The real reason I am voting for Eli Cohen for mayor of Bet Shemesh
I think there were two things in the past few days that happened.
1. Suddenly I saw laid out very clearly Moshe Abutbol's successes. As part of the campaign, people arguing on behalf of Moshe Abutbol have pointed to a series of successes (ignoring the failures, of course, but that is besides the point). And when looking at the list of successes, which are almost completely limited to the "big picture" and not the small details of the situation of the city, I thought to myself so he has some failures, but look at all these successes. Maybe I am wrong. Maybe he deserves to keep his seat. Eli won't be perfect either.
2. the following guest post was originally posted on Facebook on a page supporting Moshe Abutbol (I got the author's permission to post it below), and that reminded me of how I got involved in all this in the first place, and that the real issue was not whether Moshe Abutbol cleaned the streets well enough or not, but did he give the crazy extremists too much power and recognition. And he did. And with all the other problems, many of which I only became aware of because of my involvement with the campaign, the issue of the extremists is really the problem with Bet Shemesh.
Saul said it better than I can, so continue reading Saul's post below..
a guest post from Saul Behr
I'm going to cut through a lot of fluff and distill down to the core of the reason why I'm voting for Eli Cohen rather than Moshe Abutbul.
You can post as much as you like about the "fantastic" achievements of Abutbul's term of office: Road 10, Kenyon Neimi, Rama Gimmel, whatever. Frankly, I don't give a ki hu zeh about that. Because to me, the defining theme of Abutbul's term of office has been that he has been as divisive and parochial a mayor as you could imagine.

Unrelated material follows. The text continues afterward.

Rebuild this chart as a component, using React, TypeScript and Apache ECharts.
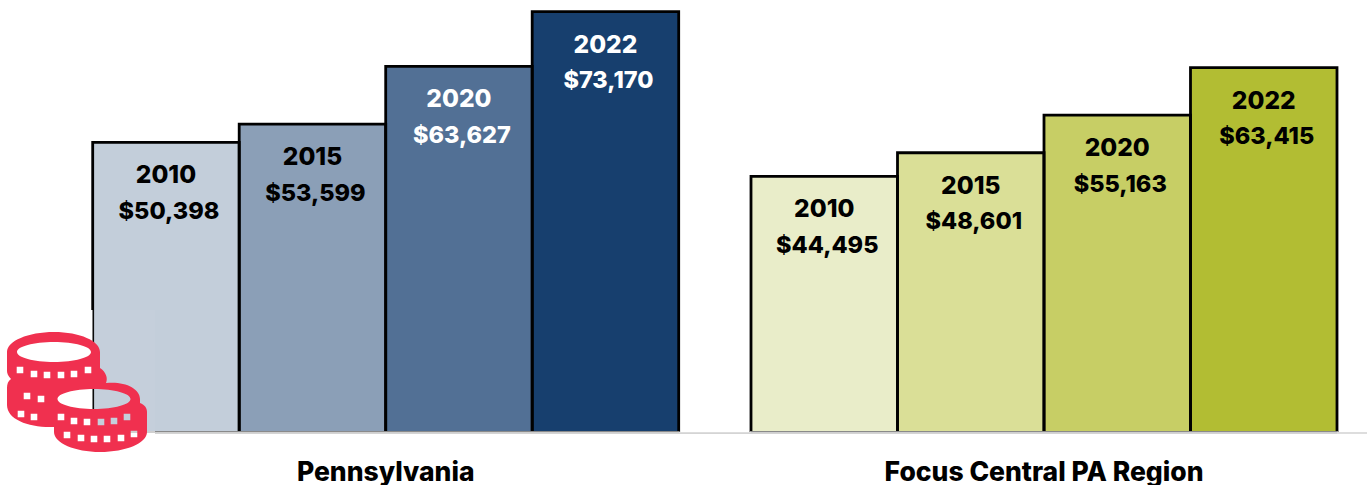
import React, { useEffect, useRef } from "react";
import * as echarts from "echarts";

const years = ["2010", "2015", "2020", "2022"];
const paValues = [50398, 53599, 63627, 73170];
const regionValues = [44495, 48601, 55163, 63415];
const paColors = ["#C3CEDA", "#8B9FB7", "#527095", "#173F6E"];
const regionColors = ["#E9EDC9", "#DADF97", "#C7CE65", "#B2BD33"];
const paLabelColors = ["#000000", "#000000", "#FFFFFF", "#FFFFFF"];
const regionLabelColors = ["#000000", "#000000", "#000000", "#000000"];
const groupNames = ["Pennsylvania", "Focus Central PA Region"];

const FONT = "Inter";

const K = 0.5523;
const ell = (cx: number, cy: number, rx: number, ry: number) => {
  const kx = rx * K;
  const ky = ry * K;
  return (
    `M${cx - rx} ${cy}` +
    `C${cx - rx} ${cy + ky} ${cx - kx} ${cy + ry} ${cx} ${cy + ry}` +
    `C${cx + kx} ${cy + ry} ${cx + rx} ${cy + ky} ${cx + rx} ${cy}` +
    `C${cx + rx} ${cy - ky} ${cx + kx} ${cy - ry} ${cx} ${cy - ry}` +
    `C${cx - kx} ${cy - ry} ${cx - rx} ${cy - ky} ${cx - rx} ${cy}Z`
  );
};
const win = ([cx, cy]: number[]) =>
  `M${cx - 3.3} ${cy - 3.3}L${cx - 3.3} ${cy + 3.3}L${cx + 3.3} ${cy + 3.3}L${cx + 3.3} ${cy - 3.3}Z`;

const coinWindows = [
  [20, 370], [34, 374], [47, 375], [61, 375], [74, 374], [88, 370],
  [27, 396], [41, 399],
  [21, 414], [34, 417],
  [61, 417], [74, 421], [87, 422], [101, 422], [114, 421], [127, 417],
  [67, 435], [81, 438], [94, 439], [107, 439], [121, 438], [134, 434],
];
const coinPath =
  "M7 352C7 341 28 332 54 332C80 332 100 341 100 352L100 368C106 372 108 378 106 383C124 381 140 388 140 399L140 403C145 405 147 408 147 412L147 432C147 443 126 452 100 452C75 452 54 443 54 432L54 427C30 428 7 420 7 405L7 388C7 384 8 381 11 379C8 376 7 373 7 371Z" +
  ell(54, 352, 37, 10) +
  ell(94, 399, 36.5, 10) +
  coinWindows.map(win).join("");

echarts.graphic.registerShape("coins", echarts.graphic.extendPath(coinPath, {}));

function buildSeries(values: number[], colors: string[], labelColors: string[], idx: number) {
  const base = (s: any) => ({ fontFamily: FONT, fontWeight: 800, lineHeight: 36, ...s });
  return [
    {
      type: "bar",
      xAxisIndex: idx,
      yAxisIndex: idx,
      barCategoryGap: 0,
      z: 2,
      data: values.map((v, i) => ({
        value: v,
        itemStyle: { color: colors[i] },
        label: {
          rich: {
            y: base({ color: labelColors[i], fontSize: 24.5 }),
            v: base({ color: labelColors[i], fontSize: 23.5, padding: [0, 0, 0, 6] }),
          },
        },
      })),
      label: {
        show: true,
        position: "insideTop",
        distance: 14,
        formatter: (p: any) => `{y|${p.name}}\n{v|$${Number(p.value).toLocaleString("en-US")}}`,
      },
    },
    {
      type: "custom",
      xAxisIndex: idx,
      yAxisIndex: idx,
      z: 3,
      silent: true,
      data: values.map((v, i) => [i, v]),
      renderItem: (_: any, api: any) => {
        const [x, top] = api.coord([api.value(0), api.value(1)]);
        const [, bottom] = api.coord([api.value(0), 0]);
        const half = api.size([1, 0])[0] / 2;
        return {
          type: "polyline",
          shape: {
            points: [
              [x - half, bottom],
              [x - half, top],
              [x + half, top],
              [x + half, bottom],
            ],
          },
          style: { fill: "none", stroke: "#000000", lineWidth: 2.8, lineJoin: "miter" },
        };
      },
    },
  ];
}

export default function App() {
  const ref = useRef<HTMLDivElement>(null);
  useEffect(() => {
    const chart = echarts.init(ref.current!, undefined, { renderer: "svg" });
    const xAxis = (name: string, i: number) => ({
      type: "category",
      gridIndex: i,
      data: years,
      z: 10,
      axisLine: { show: true, lineStyle: { color: "#CFCFCF", width: 2 } },
      axisTick: { show: false },
      axisLabel: { show: false },
      name,
      nameLocation: "middle",
      nameGap: 25.5,
      nameTextStyle: { fontFamily: FONT, fontWeight: 800, fontSize: 26.5, color: "#000000" },
    });
    const yAxis = (i: number) => ({
      type: "value",
      gridIndex: i,
      min: 0,
      max: 75000,
      show: false,
      splitLine: { show: false },
    });
    chart.setOption({
      animation: false,
      backgroundColor: "#FFFFFF",
      grid: [
        { left: 92.7, width: 586, top: 1.1, bottom: 53, outerBoundsMode: "none" },
        { left: 751, width: 586, top: 1.1, bottom: 53, outerBoundsMode: "none" },
      ],
      xAxis: groupNames.map(xAxis),
      yAxis: [yAxis(0), yAxis(1)],
      series: [
        ...buildSeries(paValues, paColors, paLabelColors, 0),
        ...buildSeries(regionValues, regionColors, regionLabelColors, 1),
      ],
      graphic: [
        { type: "rect", z: 20, shape: { x: 88, y: 310, width: 4.5, height: 124 }, style: { fill: "#FFFFFF" } },
        { type: "rect", z: 20, shape: { x: 93, y: 310, width: 62, height: 121 }, style: { fill: "#FFFFFF", opacity: 0.04 } },
        { type: "line", z: 21, shape: { x1: 679, y1: 433, x2: 751, y2: 433 }, style: { stroke: "#DDDDDD", lineWidth: 2 } },
        { type: "line", z: 21, shape: { x1: 1337, y1: 433, x2: 1367, y2: 433 }, style: { stroke: "#DDDDDD", lineWidth: 2 } },
        { type: "line", z: 21, shape: { x1: 155, y1: 431.5, x2: 679, y2: 431.5 }, style: { stroke: "#8A8A8A", lineWidth: 1 } },
        { type: "line", z: 21, shape: { x1: 751, y1: 431.5, x2: 1337, y2: 431.5 }, style: { stroke: "#8A8A8A", lineWidth: 1 } },
        { type: "line", z: 21, shape: { x1: 155, y1: 433.5, x2: 1337, y2: 433.5 }, style: { stroke: "#D4D4D4", lineWidth: 1 } },
        { type: "coins", z: 30, x: 0, y: 0, style: { fill: "#F0304F" } },
      ],
    });
    return () => chart.dispose();
  }, []);
  return <div ref={ref} style={{ position: "fixed", left: 0, top: 0, width: 1367, height: 485 }} />;
}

Five years ago, hot on the heels of Barack Obama's successful employment of the tactic, Abutbul came to power on a similar hopey-changey ticket, where he posed as the "Mayor for everyone". He had gathered a broad base of support, not just from charedim, but also from many secular and traditional parties. I seriously considered voting for him, though I eventually voted for Lerner, and when he won, I was just glad that Vaknin had been ousted.
Like Obama, Abutbul pulled a bait-and-switch on us. Everything about his stewardship of this city for the past 5 years has been about furthering the narrow UTJ/Shas agenda. I'm not saying he did nothing for other parts of the city, but whenever the extreme charedi agenda came into conflict with anyone else, Abutbul reflexively took a position to either bolster or appease the extremists. Examples: Near lynch of Natalie Mashiach, Orot Banot, bus stonings, Residu Center, the Ma'ar, exercise equipment being removed from parks when extremists schreied about tznius, general contempt for the law in RBS-B. And don't hide behind the argument that law enforcement isn't the mayor's job: if you have a mayor who makes it a priority to stamp out crime, violence and intimidation, then he can do for RBS-B what Rudy Giuliani did for Central Park.

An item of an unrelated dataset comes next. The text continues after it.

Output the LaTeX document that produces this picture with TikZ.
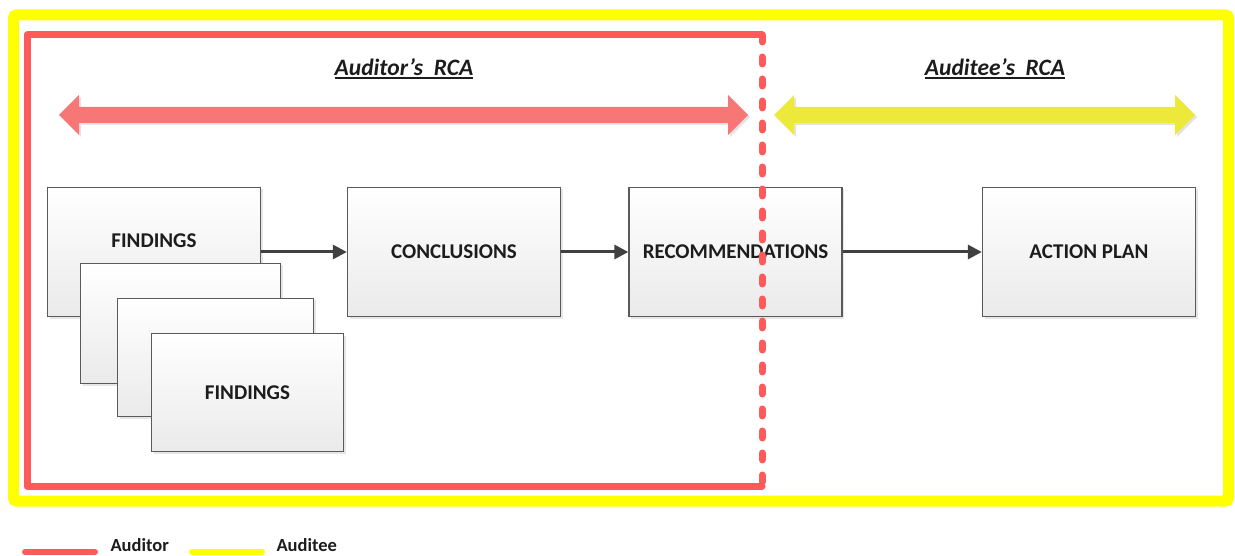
\documentclass[tikz,border=0pt]{standalone}
\usepackage{fontspec}
\setmainfont{Carlito}
\usetikzlibrary{arrows.meta,shadows}

\definecolor{frameyellow}{HTML}{FFFF00}
\definecolor{auditred}{HTML}{FF5A5A}
\definecolor{redband}{HTML}{F77676}
\definecolor{yellowband}{HTML}{ECE93A}
\definecolor{boxline}{HTML}{5A5A5A}
\definecolor{boxgray}{HTML}{EAEAEA}
\definecolor{flowarrow}{HTML}{404040}
\definecolor{ink}{HTML}{1C1C1C}

% double-headed band arrow: left tip x, right tip x, centre y
\newcommand\bandarrow[4]{%
  \fill[#4, drop shadow={opacity=0.22, shadow xshift=2pt, shadow yshift=-2pt}]
    (#1,#3) -- ++(20,-20) -- ++(0,12) -- (#2-20,#3-8) -- ++(0,-12)
    -- (#2,#3) -- (#2-20,#3+20) -- ++(0,-12) -- (#1+20,#3+8) -- ++(0,12) -- cycle;}

% heading with a heavier rule underneath
\newcommand\headrule[1]{\setbox0\hbox{#1}\leavevmode\rlap{\rule[-3.2pt]{\wd0}{1.6pt}}\box0}

\begin{document}
\begin{tikzpicture}[x=1pt, y=-1pt,
  boxtext/.style={font=\fontsize{21}{25}\selectfont\bfseries, text=ink},
  stepbox/.style={draw=boxline, line width=1.3pt, top color=white, bottom color=boxgray,
    inner sep=0pt, boxtext,
    drop shadow={opacity=0.2, shadow xshift=2pt, shadow yshift=-2pt}},
  bigbox/.style={stepbox, minimum width=213pt, minimum height=129pt},
  flow/.style={draw=flowarrow, line width=3pt, -{Triangle[length=14pt, width=14pt]}},
  title/.style={font=\fontsize{23.5}{27}\selectfont\bfseries\itshape, text=ink},
  legendtext/.style={font=\fontsize{18.5}{22}\selectfont\bfseries, text=ink, anchor=west},
  legendline/.style={line width=6pt, line cap=round}
]
\useasboundingbox (0,0) rectangle (1235,556);

% outer auditee frame
\draw[frameyellow, line width=11pt, rounded corners=3pt] (13.5,15) rectangle (1228.5,501);

% auditor frame, open side drawn dashed later
\draw[auditred, line width=7pt, line cap=round, line join=round]
  (762,35) -- (27,35) -- (27,486) -- (762,486);

% section titles
\node[title] (auditorT) at (404,69) {\headrule{Auditor’s~~RCA}};
\node[title] (auditeeT) at (995,69) {\headrule{Auditee’s~~RCA}};

% scope bands
\bandarrow{59}{748}{115}{redband}
\bandarrow{774}{1195}{115}{yellowband}

% stacked findings
\node[bigbox, label={[boxtext, yshift=11pt]center:FINDINGS}] (find1) at (154,252) {};
\node[stepbox, minimum width=200pt, minimum height=120pt] (find2) at (180.5,323.5) {};
\node[stepbox, minimum width=196pt, minimum height=118pt] (find3) at (215.5,357.5) {};
\node[stepbox, minimum width=192pt, minimum height=118pt] (find4) at (247.5,392.5) {FINDINGS};

% process steps
\node[bigbox] (concl) at (454,252) {CONCLUSIONS};
\node[bigbox] (recom) at (735.5,252) {RECOMMENDATIONS};
\node[bigbox] (plan) at (1089,252) {ACTION PLAN};

\draw[flow] (find1.east) -- (concl.west);
\draw[flow] (concl.east) -- (recom.west);
\draw[flow] (recom.east) -- (plan.west);

% boundary between auditor and auditee
\draw[auditred, line width=7pt, line cap=round, dash pattern=on 7pt off 15pt]
  (762,35) -- (762,486);

% legend
\coordinate (redA) at (25,552);
\coordinate (redB) at (95,552);
\coordinate (yelA) at (192,552);
\coordinate (yelB) at (262,552);
\draw[legendline, auditred] (redA) -- (redB);
\draw[legendline, frameyellow] (yelA) -- (yelB);
\node[legendtext] (auditorL) at (107,545) {Auditor};
\node[legendtext] (auditeeL) at (273,545) {Auditee};
\end{tikzpicture}
\end{document}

As a result, from having the broadest ever coalition at the start of his tenure, every single non-Charedi party has since left the coalition, as well as Tov. Take a look at who is supporting him now: only the charedi parties. Not a single non-charedi political party, NGO or other interest group is endorsing Abutbul.
On the other hand, Eli Cohen, whom the Abutbul campaign keeps baselessly accusing of being anti-charedi, has support from every sector of the population, including the charedim (Tov).

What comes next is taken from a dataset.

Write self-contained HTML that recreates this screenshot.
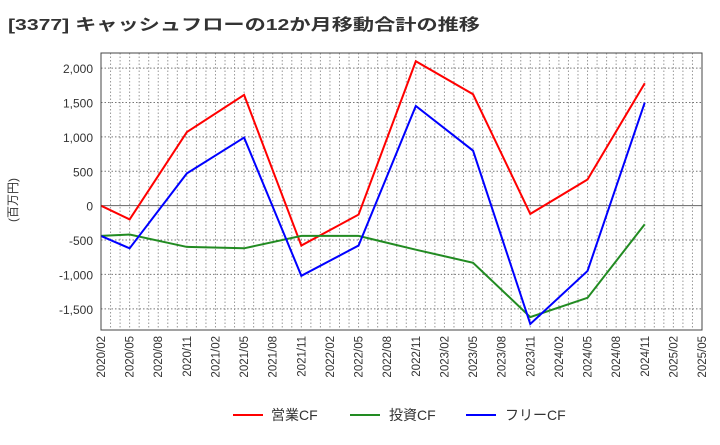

Does that not give you pause for thought?
Of course it's important to have proven managerial skills, but as far as I'm concerned, it's far, far more important that the mayor of the city should be doing the job with the interests of all its residents at heart, not just the sector that elected him. A divisive mayor causes sin'as chinam, in both directions.
As it happens, Eli Cohen satisfies both requirements. Moshe Abutbul fails on both.